There are two principal tools: digger itself, and dig-sequence. digger performs de-novo annotation, searching for all germline sequences that are similar to those in a reference set. dig_sequence searches for the single sequence that is most similar to a given reference sequence. Both tools use the same underlying code. dig_sequence can be useful for determining the full annotation of a genomic sequence you have identified, or for verifying a sequence discovered in GenBank. digger is slower, but performs the full annotation of a genomic sequence or assembly.

digger

Scope and Features

digger identifies immunoglobulin receptor germline sequences in a genomic sequence or assembly. It requires two inputs: the sequence or assembly, and a set of reference genes to use as a starting point. An existing reference set for the species under study is an ideal starting point, but if one is not available, good results can be obtained by using the reference set for another species, preferably one that is reasonably closely related. The package is intended to be straightforward to use, but some familiarity with command-line tools is expected.

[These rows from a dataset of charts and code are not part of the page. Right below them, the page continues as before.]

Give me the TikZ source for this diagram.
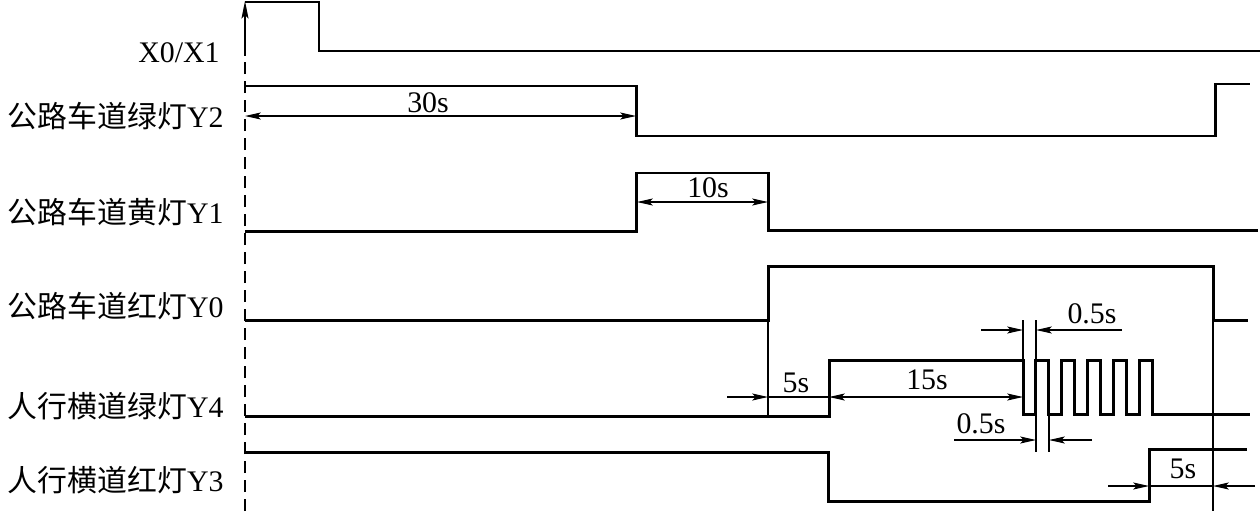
\documentclass[tikz,border=0pt]{standalone}
\usepackage{fontspec}
\setmainfont{Liberation Serif}
\newfontfamily\cjk{Noto Sans CJK SC}
\usetikzlibrary{arrows.meta}

\begin{document}
\begin{tikzpicture}[x=0.02cm,y=-0.02cm,
    sig/.style={line width=1.7pt},
    extline/.style={line width=0.6pt},
    dimline/.style={line width=0.6pt,-{Stealth[length=9pt,width=4pt,inset=2pt]}},
    dimboth/.style={line width=0.6pt,{Stealth[length=9pt,width=4pt,inset=2pt]}-{Stealth[length=9pt,width=4pt,inset=2pt]}},
    lbl/.style={anchor=base east,inner sep=0pt,font=\fontsize{17}{20}\selectfont},
    val/.style={anchor=base,inner sep=0pt,font=\fontsize{17}{20}\selectfont}]
    \useasboundingbox (0,0) rectangle (1260,511);

    \node[lbl] (x0)  at (220,62)  {X0/X1};
    \node[lbl] (y2)  at (224,127) {{\cjk 公路车道绿灯}Y2};
    \node[lbl] (y1)  at (224,223) {{\cjk 公路车道黄灯}Y1};
    \node[lbl] (y0)  at (224,317) {{\cjk 公路车道红灯}Y0};
    \node[lbl] (y4)  at (224,417) {{\cjk 人行横道绿灯}Y4};
    \node[lbl] (y3)  at (224,491) {{\cjk 人行横道红灯}Y3};

    \draw[line width=0.9pt,dash pattern=on 0.24cm off 0.14cm] (245,511) -- (245,55);
    \draw[line width=0.9pt,-{Stealth[length=10pt,width=4pt,inset=2pt]}] (245,55) -- (245,1);

    \draw[sig] (245,2) -- (319,2) -- (319,51) -- (1260,51);
    \draw[sig] (245,86) -- (636,86) -- (636,136) -- (1215,136) -- (1215,84) -- (1250,84);
    \draw[sig] (245,231) -- (636,231) -- (636,173) -- (768,173) -- (768,230) -- (1258,230);
    \draw[sig] (245,320) -- (768,320) -- (768,266) -- (1213,266) -- (1213,320) -- (1248,320);
    \draw[sig] (245,416) -- (829,416) -- (829,360) -- (1023,360)
        \foreach \i in {0,...,4}{ -- ++(0,54) -- ++(12.9,0) -- ++(0,-54) -- ++(12.9,0) }
        -- ++(0,54) -- (1250,414);
    \draw[sig] (245,452) -- (828,452) -- (828,501) -- (1149,501) -- (1149,449) -- (1247,449);

    \draw[extline] (768,320) -- (768,417);
    \draw[extline] (1213,320) -- (1213,511);
    \draw[extline] (1023,360) -- (1023,320);
    \draw[extline] (1036,320) -- (1036,452);
    \draw[extline] (1049,414) -- (1049,452);

    \draw[dimboth] (245,116) -- (636,116);
    \node[val] (t30) at (428,112) {30s};
    \draw[dimboth] (637,202) -- (768,202);
    \node[val] (t10) at (708,197) {10s};
    \draw[dimline] (727,397) -- (768,397);
    \draw[extline] (768,397) -- (829,397);
    \node[val] (t5a) at (796,392) {5s};
    \draw[dimboth] (829,397) -- (1023,397);
    \node[val] (t15) at (927,389) {15s};
    \draw[dimline] (981,330) -- (1023,330);
    \draw[dimline] (1122,330) -- (1036,330);
    \node[val] (th1) at (1092,323) {0.5s};
    \draw[dimline] (954,440) -- (1036,440);
    \draw[dimline] (1092,440) -- (1049,440);
    \node[val] (th2) at (981,433) {0.5s};
    \draw[dimline] (1108,486) -- (1149,486);
    \draw[extline] (1149,486) -- (1213,486);
    \draw[dimline] (1255,486) -- (1213,486);
    \node[val] (t5b) at (1183,478) {5s};
\end{tikzpicture}
\end{document}
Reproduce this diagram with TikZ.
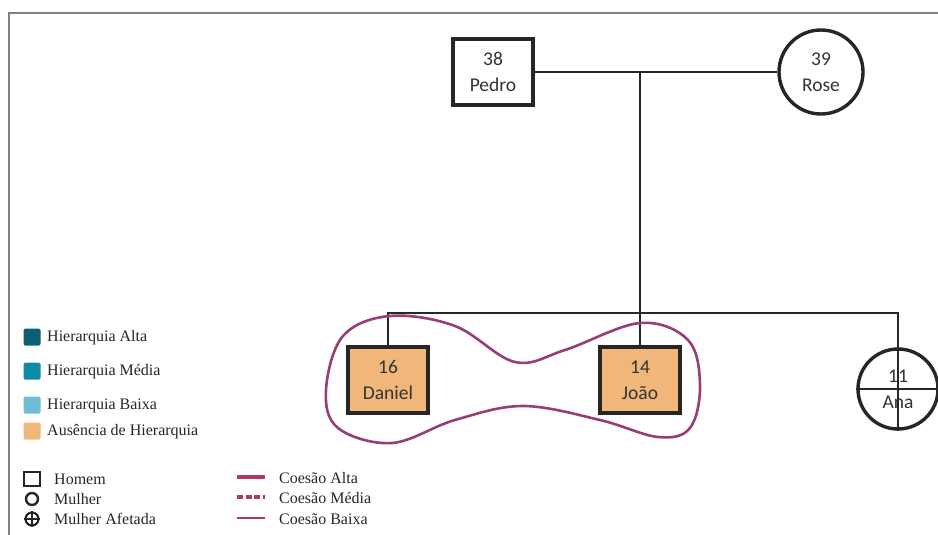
\documentclass[tikz,border=0pt]{standalone}
\usepackage{fontspec}
\setmainfont{Liberation Serif}
\newfontfamily\nodefont{Carlito}
\begin{document}
\begin{tikzpicture}[x=1pt,y=-1pt,
  person/.style={draw=black!85, line width=3.4pt, align=center, inner sep=0pt,
    font=\nodefont\fontsize{19.5}{26}\selectfont, text=black!80},
  man/.style={person, rectangle, minimum width=80, minimum height=66},
  woman/.style={person, circle, minimum size=84},
  affected/.style={person, circle, minimum size=80},
  kin/.style={draw=black!85, line width=1.7pt},
  legtext/.style={anchor=west, inner sep=0pt, font=\fontsize{16}{18}\selectfont, text=black!85},
  swatch/.style={rounded corners=1.5pt, inner sep=0pt, minimum width=17, minimum height=17},
  cohesion/.style={draw=cohcurve, line width=2.6pt},
  cohleg/.style={draw=cohline}
]
\definecolor{hialta}{RGB}{14,94,115}
\definecolor{himedia}{RGB}{14,139,163}
\definecolor{hibaixa}{RGB}{110,189,208}
\definecolor{hiausente}{RGB}{240,182,122}
\definecolor{cohcurve}{RGB}{152,62,116}
\definecolor{cohline}{RGB}{176,56,102}

\useasboundingbox (0,0) rectangle (938,535);

% outer frame
\draw[gray, line width=1.6pt] (9,535) -- (9,13) -- (938,13);

% parents
\node[man]   (pedro) at (493,72) {38\\Pedro};
\node[woman] (rose)  at (821,72) {39\\Rose};
\coordinate (m) at (640,72);
\coordinate (s) at (640,313);
\draw[kin] (pedro.east) -- (rose.west);
\draw[kin] (m) -- (s);

% children
\node[man, fill=hiausente] (daniel) at (388,380) {16\\Daniel};
\node[man, fill=hiausente] (joao)   at (640,380) {14\\João};
\node[affected, draw=none] (ana)    at (898,389) {11\\Ana};
\draw[kin] (daniel.north) |- (ana.north |- s) -- (ana.south);
\draw[kin] (joao.north) -- (s);
\draw[kin] (ana.west) -- (ana.east);
\draw[black!85, line width=3.4pt] (ana) circle[radius=40];

% cohesion between the brothers
\draw[cohesion] plot[smooth cycle, tension=0.6] coordinates {
  (326,390) (343,336) (390,316) (455,326) (515,362) (565,350)
  (640,323) (688,340) (700,385) (690,428) (658,437) (600,420)
  (523,406) (455,420) (392,443) (338,428)};

% hierarchy legend
\node[swatch, fill=hialta]    (la) at (32,337) {};
\node[swatch, fill=himedia]   (lm) at (32,371) {};
\node[swatch, fill=hibaixa]   (lb) at (32,405) {};
\node[swatch, fill=hiausente] (lx) at (32,431) {};
\node[legtext] (ta) at (47,338) {Hierarquia Alta};
\node[legtext] (tm) at (47,372) {Hierarquia Média};
\node[legtext] (tb) at (47,406) {Hierarquia Baixa};
\node[legtext] (tx) at (47,432) {Ausência de Hierarquia};

% symbol legend
\node[draw=black!85, line width=1.8pt, inner sep=0pt, minimum width=16, minimum height=14] (sq) at (32,479) {};
\node[draw=black!85, line width=2.4pt, circle, inner sep=0pt, minimum size=12] (ci) at (32,499) {};
\node[draw=black!85, line width=2.2pt, circle, inner sep=0pt, minimum size=13] (cx) at (32,519) {};
\draw[black!85, line width=1.8pt] (cx.west) -- (cx.east) (cx.north) -- (cx.south);
\node[legtext] (th) at (54,479) {Homem};
\node[legtext] (tw) at (54,499) {Mulher};
\node[legtext] (tf) at (54,519) {Mulher Afetada};

% cohesion legend
\coordinate (ca1) at (237,477); \coordinate (ca2) at (265,477);
\coordinate (cm1) at (237,497); \coordinate (cm2) at (265,497);
\coordinate (cb1) at (237,518); \coordinate (cb2) at (265,518);
\draw[cohleg, line width=3.6pt] (ca1) -- (ca2);
\draw[cohleg, line width=3.6pt, dash pattern=on 6pt off 2.5pt] (cm1) -- (cm2);
\draw[cohleg, line width=1.5pt] (cb1) -- (cb2);
\node[legtext] (tca) at (279,478) {Coesão Alta};
\node[legtext] (tcm) at (279,498) {Coesão Média};
\node[legtext] (tcb) at (279,519) {Coesão Baixa};
\end{tikzpicture}
\end{document}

digger starts by searching the sequence for approximate matches to sequences in the reference set. Where these are found, the match is extended to the full length of the matched sequence. A window at either end is then checked for the expected flanking sequences (e.g. leader, RSS). These are identified by means of position weight matrices (PWMs). The flanking sequences have a well-established ‘canonical’ form that is conserved between species. digger contains PWMs for human IG/TR and rhesus macaque IG loci, and these can be used as a starting point for other species. However, as some variation is observed between species, The toolkit also contains tools for deriving tailored PWMs for a species of interest. These can be obtained from an existing annotation of the locus, or from an initial annotation conducted with the human or rhesus PWMs. Digger’s built-in PWM’s are based on analysis of selected IMGT annotations.

Pipeline

_images/pipeline.jpg

A brief summary of the tools contained in the package is given below. In most cases, annotation can be performed with the digger tool. This will call subsidiary tools as necessary. Please refer to the Examples section for more information. The first example, Annotating the human IGH locus, explains straightforward use. The second example, Annotating the rhesus macaque IGH locus, shows how to generate PWMs for a locus or species that is not already covered by the package. It also shows how to call the underlying tools directly.

dig-sequence

dig_sequence identifies and annotates the closest match to a single specified reference sequence. It provides three modes: one in which the sequence to search is provided in a FASTA file, one in which it is specified as a GenBank accession number, and a third in which multiple GenBank accession numbers to search are provided in a file. Its use is described in dig_sequence.

Tool

Description

blastresults_to_csv

Convert the result of a BLAST search to a simple tabular format

calc_motifs

Determine PWMs from a list of gene features

compare_annotations

Compare two sets of annotations

digger

Run the annotation pipeline

dig_sequence

Targeted annotation of specific sequences

find_alignments

Produce the annotation file, given tabulated BLAST results and other inputs

parse_imgt_annotations

Download and parse an annotation file from IMGT